Christmas 1970 inside my donga in Camp 6 on Loloho Beach
It's getting close to that time of year again! Even the op-shops have started playing "Jingle Bells". This photo is from 1970 when photography was still black and white but not so our lives. It's Christmas in Camp 6 on the island of Bougainville in New Guinea where we were building the world's biggest copper mine. I'm sitting on the most important piece of furniture, a beer fridge, flanked by Bob Green and Neil "Jacko" Jackson on my right.
Neil Jackson was Bechtel's head-timekeeper, a titular job description at best as the only time he could be relied on to keep correctly was opening time at the local "boozer". For him it was always 5 o'clock somewhere. He's shown in the photograph when he's already well into his drink but still some time away from turning disagreeable and at times downright ugly.

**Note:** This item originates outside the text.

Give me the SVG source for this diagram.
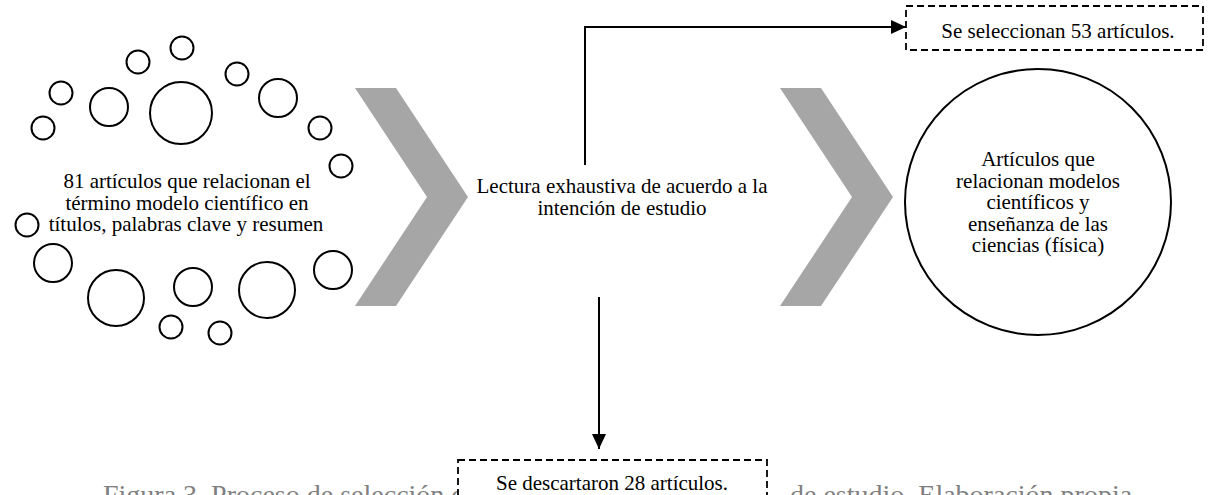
<svg xmlns="http://www.w3.org/2000/svg" width="1209" height="495" viewBox="0 0 1209 495">
<style>
  .t { font-family: "Liberation Serif", "Times New Roman", serif; font-size: 21px; fill: #000; text-anchor: middle; }
  .cap { font-family: "Liberation Serif", "Times New Roman", serif; font-size: 28px; fill: #808080; }
  .c { fill: #fff; stroke: #000; stroke-width: 2; }
  .chev { fill: #a6a6a6; }
  .box { fill: #fff; stroke: #000; stroke-width: 1.8; stroke-dasharray: 7 4; }
  .conn { fill: none; stroke: #000; stroke-width: 2; }
</style>
<defs>
  <marker id="arr" markerUnits="userSpaceOnUse" markerWidth="15" markerHeight="14" refX="15" refY="7" orient="auto">
    <path d="M0,0 L15,7 L0,14 z" fill="#000"/>
  </marker>
</defs>
<rect width="1209" height="495" fill="#fff"/>

<g id="caption">
  <text class="cap" x="103" y="504">Figura 3. Proceso de selección de artículos</text>
  <text class="cap" x="790" y="504">de estudio. Elaboración propia</text>
</g>

<g id="n-cluster">
  <circle class="c" cx="182" cy="48" r="11.5"/>
  <circle class="c" cx="138" cy="62" r="11.5"/>
  <circle class="c" cx="237" cy="74" r="11.5"/>
  <circle class="c" cx="61" cy="93" r="11.5"/>
  <circle class="c" cx="109" cy="107" r="19"/>
  <circle class="c" cx="181" cy="113" r="31"/>
  <circle class="c" cx="278" cy="98" r="19"/>
  <circle class="c" cx="43" cy="128" r="11.5"/>
  <circle class="c" cx="320" cy="128" r="11.5"/>
  <circle class="c" cx="341" cy="166" r="11.5"/>
  <circle class="c" cx="27" cy="225" r="11.5"/>
  <circle class="c" cx="53" cy="263" r="19"/>
  <circle class="c" cx="116" cy="298" r="28"/>
  <circle class="c" cx="193" cy="287" r="19"/>
  <circle class="c" cx="267" cy="290" r="28"/>
  <circle class="c" cx="333" cy="270" r="19"/>
  <circle class="c" cx="171" cy="327" r="11.5"/>
  <circle class="c" cx="220" cy="333" r="11.5"/>
  <text class="t" x="187" y="188">81 artículos que relacionan el</text>
  <text class="t" x="187" y="209.5">término modelo científico en</text>
  <text class="t" x="186" y="231">títulos, palabras clave y resumen</text>
</g>

<g id="n-chevron1">
  <polygon class="chev" points="355,88 396,88 468,197 396,306 355,306 427,197"/>
</g>

<g id="n-process">
  <text class="t" x="622" y="193">Lectura exhaustiva de acuerdo a la</text>
  <text class="t" x="622" y="214.5">intención de estudio</text>
</g>

<g id="n-chevron2">
  <polygon class="chev" points="780,88 821,88 893,197 821,306 780,306 852,197"/>
</g>

<g id="n-result">
  <circle class="c" cx="1038" cy="202" r="133"/>
  <text class="t" x="1038" y="166">Artículos que</text>
  <text class="t" x="1038" y="187.5">relacionan modelos</text>
  <text class="t" x="1038" y="209">científicos y</text>
  <text class="t" x="1038" y="230.5">enseñanza de las</text>
  <text class="t" x="1038" y="252">ciencias (física)</text>
</g>

<g id="n-selected">
  <rect class="box" x="906" y="6" width="297" height="44"/>
  <text class="t" x="1058" y="38">Se seleccionan 53 artículos.</text>
</g>

<g id="n-discarded">
  <rect class="box" x="458" y="460" width="309" height="50"/>
  <text class="t" x="612" y="490">Se descartaron 28 artículos.</text>
</g>

<g id="connectors">
  <path class="conn" d="M585,165 V27 H906" marker-end="url(#arr)"/>
  <path class="conn" d="M599,297 V449" marker-end="url(#arr)"/>
</g>
</svg>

Bob Green was also a timekeeper who got married just before he came up to the island. He liked his drink but also his wife back in Australia who wrote him long, passionate, and multi-paged letters every day which he received by the fistful on mail-day. He replied to them after the nightly drinking was over but the mental torture became too much and he returned to Melbourne after just a few months.
"Jacko" also moved back to Melbourne where he inherited his auntie's mansion in blue-ribbon Toorak. He finished his days fighting off the neighbours who tried to have him and his dozens of cats and mountains of empties evicted from their genteel neighbourhood. It's rumoured that he was knighted for his services to the Australian brewing industry and lived out his days as Sir Osis of the Liver.
Bob Green and "Jacko" were just two of several unlikely characters who back then I called by that shifty English monosyllable that covers such a vast array of meanings that you can never be quite sure what anyone means when they use the word "friend". We were friends not because we had sought out each other's company but because we were thrown into each other's company through work and circumstances.
I still wonder how in this company of alcoholics and misfits I didn't permanently impair my young body and tender soul. I'd just turned 25. My short life until then had been a series of lucky breaks, and the word 'regret' had not yet entered my vocabulary. An endless succession of more lucky breaks and golden tomorrows seemed to lie ahead of me. How wrong and how right I was!
Looking at that old photo brings back lots of memories which make me feel young again and help me forget that these days when I try to leap tall buildings in a single bounds, I always hit the wall halfway up.
More often, I feel like hitting out at all that annoying stuff that these days masquerades for news, such as the ongoing fallout from Lidia Thorpe's royal protest this week. Yesterday, Senator Thorpe told us she had sworn allegiance to the queen's "hairs" not "heirs" when she entered parliament.
The ABC reports that "She's rejecting calls to resign from the opposition." I don't want to split hairs like Senator Thorpe but shouldn't that have been "She's rejecting calls from the opposition to resign"?